I swear near my birthday the introspection always begins. What am I doing? What should I be doing?
What do I truly think?
Right now I'm in a crazy place blog.
I'm writing from a state of being unsure. I need to unpack these thoughts. It's typically cathartic. Its crazy that my blog has had so many views. It makes me leery to share. But I don't mind sharing. Who's going to judge me that has not already? At least if I share my thoughts perhaps I can paint a more clear picture of myself.

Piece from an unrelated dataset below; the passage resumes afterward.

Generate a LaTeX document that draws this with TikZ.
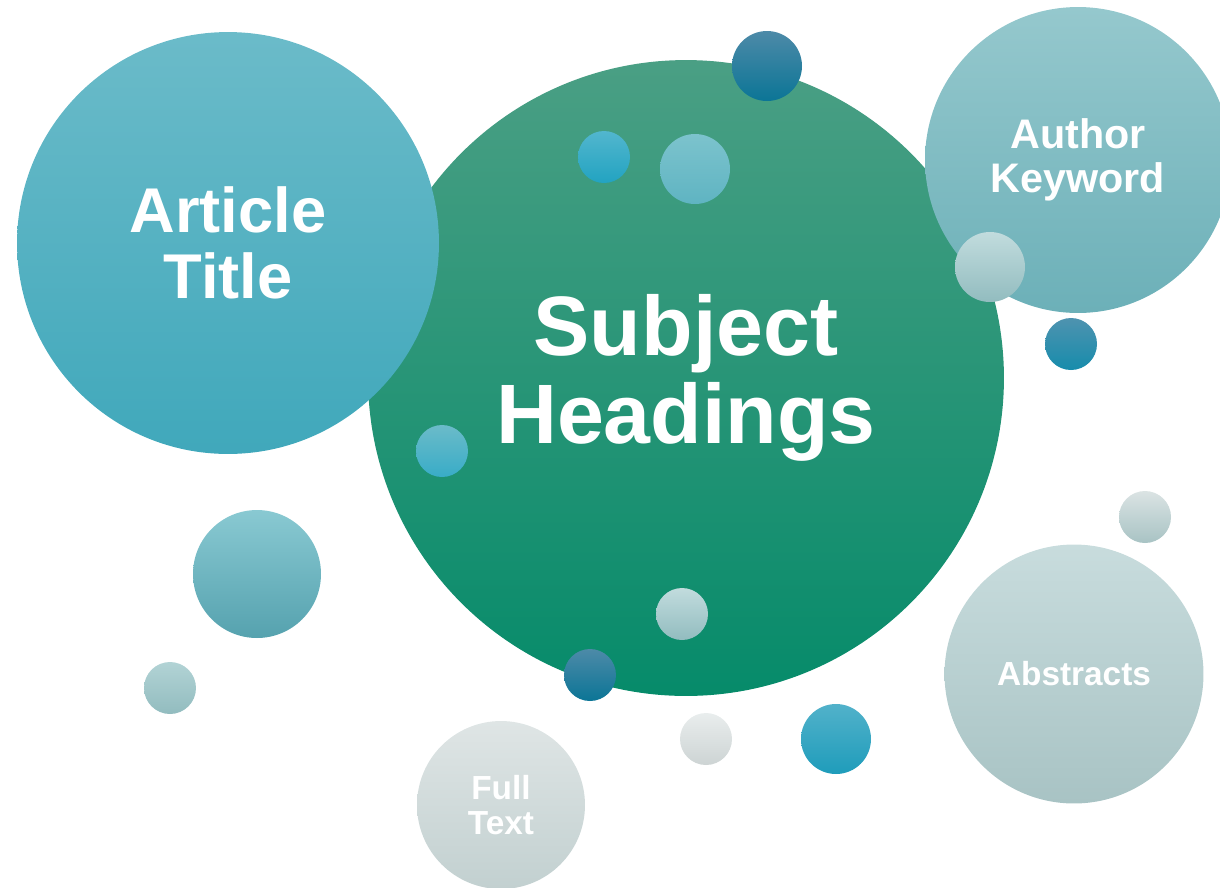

Thats the thing though...does what others think of you actually matter? Is the opinion of a stranger of any importance? There's this thing that most ppl have. I'm not sure what its called but it causes them to be embarrassed, and self conscious. I don't have that, which kind of sounds like a good thing. Right? But I think its that same awareness of other humans that causes people to be philanthropists and activists and involved with things.
I could not care less.
I feel as though we are each having a unique experience in this thing we call life. I've never really felt like what was going on with other ppl should matter to me. But now I'm learning that if I don't come down to Earth and acknowledge these other humans I may miss out on some grey experiences on this plain.
With all the #blacklivesmatter vs #alllivesmatter I sit and ask myself if other people matter to me. I built this thing. This idea that basically if someone wasn't pro Ash, then that discounted their existence to me. This ability to write people off. But so many things have been brought to my attention was of late.
For one I'm NOT always right. (mind blown)
For two the way other people feel does matter....
People are humans, they make mistakes, they have differences of opinions but that doesn't make them unworthy of a second thought. So the guard I have up, is slowly being dismantled. I don't know what I will meet on the other side. But I've made what may seem like a baby step to you reading this but its like an awakening to me.
Other people matter. This isn't the Truman Show.
Gasp I've also learned that you can't just say and do what you want. But thats another topic for a different day.